Der Buchbinder Mortimer, kurz Mo, kann durch sein einfühlsames Vorlesen Geschichten und Gestalten aus Büchern zum Leben erwecken. Allerdings verschwindet im Gegenzug ein realer Mensch im literarischen Universum. Genau dies ist vor neun Jahren passiert: Als Mo seiner damals dreijährigen Tochter Meggie aus dem Buch
Tintenherz vorlas, entsprangen der zwielichtige Gaukler Staubfinger und der Bösewicht Capricorn mit seinen dunklen Gesellen den Seiten, während Mos Frau Resa in die mittelalterliche "Tintenwelt" gesogen wurde. Nach jahrelanger vergeblicher Suche findet Mo in einem Schweizer Antiquariat endlich ein weiteres Exemplar des Tintenherz-Romans. Damit möchte er seine Frau zurückholen, doch der Plan wird von Capricorn vereitelt, der mittlerweile Gefallen an dem Leben außerhalb der Buchseiten gefunden hat. Als der Schurke in seinem Versteck in einem ligurischen Bergdorf entdeckt, dass auch die von ihm entführte Meggie die "Zauberzungen"-Fähigkeit geerbt hat, verlangt er, dass sie seinen mächtigsten Verbündeten, den schrecklichen "Schatten", zum Leben erweckt, um die Weltherrschaft an sich zu reißen. In seiner Not ruft Mo eine bunte Truppe von Gestalten aus der Realität und der Romanwelt um Hilfe.
Von den Fans lange erwartet, ist mit
Tintenherz nun der erste Teil der vielschichtigen "Tintentrilogie" (
Tintenherz, 2003;
Tintenblut, 2005;
Tintentod, 2007) von Cornelia Funke verfilmt worden, die zu den erfolgreichsten deutschen Kinder- und Jugendbuchautoren/innen zählt. Der britische Regisseur Iain Softley hat die Story über die Faszination und magische Kraft des Bücherlesens zu einem temporeichen Fantasyfilm verarbeitet, mit etlichen Fabelwesen und Monstern, die an Figuren aus den
Harry Potter-Filmen erinnern. Visuell bestechend ist auch die Idee, die Gesichter der schwarz gekleideten Handlanger Capricorns mit tätowierten dunklen Buchstaben zu bedecken, die ihre Herkunft aus der Bücherwelt symbolisieren. Insgesamt setzt der Film jedoch weniger auf Effekte, denn auf das Spannungspotenzial einer Geschichte, in der sich Fiktion und Realität ständig gegenseitig durchdringen. Dass die verschachtelte Erzählweise des Romans auch in der filmischen Umsetzung verständlich bleibt, ist ein großes Plus der Inszenierung – wenn auch ein Teil der Buchmagie auf der Strecke bleiben musste.
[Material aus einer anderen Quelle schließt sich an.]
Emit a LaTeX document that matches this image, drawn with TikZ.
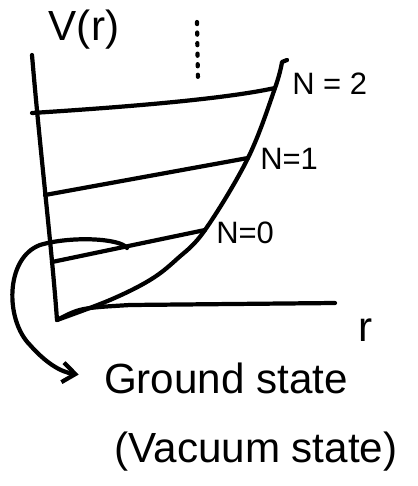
\documentclass[tikz,border=0pt]{standalone}
\usepackage{fontspec}
\setmainfont{Liberation Sans}
\usetikzlibrary{arrows.meta}

\tikzset{
  pen/.style={line width=3pt, line cap=round, line join=round},
  bigtext/.style={font=\fontsize{30}{32}\selectfont, inner sep=0pt},
  leveltext/.style={font=\fontsize{22}{24}\selectfont, inner sep=0pt, anchor=west},
}

\begin{document}
\begin{tikzpicture}[x=0.025cm, y=-0.025cm]
  \useasboundingbox (0,0) rectangle (418,486);

  %% Axes
  \coordinate (vtop) at (32,55);
  \coordinate (origin) at (57,320);
  \coordinate (rend) at (335,303);
  \draw[pen] (vtop) .. controls (40,150) and (52,250) .. (origin);
  \draw[pen] (origin) .. controls (80,308) .. (130,305) -- (rend);
  \node[bigtext] (vlabel) at (84,30) {V(r)};
  \node[bigtext] (rlabel) at (366,330) {r};

  %% Potential well (right branch)
  \coordinate (n0r) at (205,230);
  \coordinate (n1r) at (248,158);
  \coordinate (n2r) at (275,88);
  \draw[pen] plot[smooth, tension=0.6] coordinates
    {(57,320) (110,300) (150,280) (177,259) (n0r) (n1r) (n2r) (282,62)}
    -- (287,60);

  %% Energy levels
  \coordinate (n0l) at (52,262);
  \coordinate (n1l) at (45,195);
  \coordinate (n2l) at (32,113);
  \draw[pen] (n2l) .. controls (110,108) and (220,100) .. (n2r);
  \draw[pen] (n1l) -- (n1r);
  \draw[pen] (n0l) -- (n0r);
  \node[leveltext] (n2) at (292,84) {N = 2};
  \node[leveltext] (n1) at (260,159) {N=1};
  \node[leveltext] (n0) at (216,233) {N=0};

  %% Dots: higher levels
  \coordinate (dtop) at (197,22);
  \coordinate (dbot) at (198,83);
  \draw[pen, dash pattern=on 1.5pt off 6pt] (dtop) -- (dbot);

  %% Ground state label and pointer
  \node[bigtext] (gs) at (226,378) {Ground state};
  \node[bigtext] (vac) at (256,452) {(Vacuum state)};
  \coordinate (loop) at (127,248);
  \draw[pen, -{Straight Barb[length=9pt, width=14pt]}, shorten >=18pt]
    (loop) .. controls (120,238) and (70,236) .. (40,245)
    .. controls (5,258) and (5,320) .. (30,345)
    .. controls (45,362) and (60,372) .. (gs.west);
\end{tikzpicture}
\end{document}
Die epischen Erzählpassagen, die Reflektionen über die Liebe zur Literatur und zum Lesen, die einen wesentlichen Teil des Romans ausmachen, mussten im Film gerafft werden und wurden wohl auch zugunsten von Augenkitzel und Action reduziert. Dennoch blieben zentrale Themen wie Kreativität, die existenzielle Bedeutung, die Bücher und Lesen besitzen können, in der filmischen Adaption erhalten. Diskussionsangebote macht auch die humanistische Grundbotschaft des Films, der die verhängnisvollen Folgen totalitärer Herrschaftsgelüste aufzeigt und dieser Machtgier die Kraft der Imagination und Werte wie Mut, Solidarität und Zivilcourage entgegenstellt.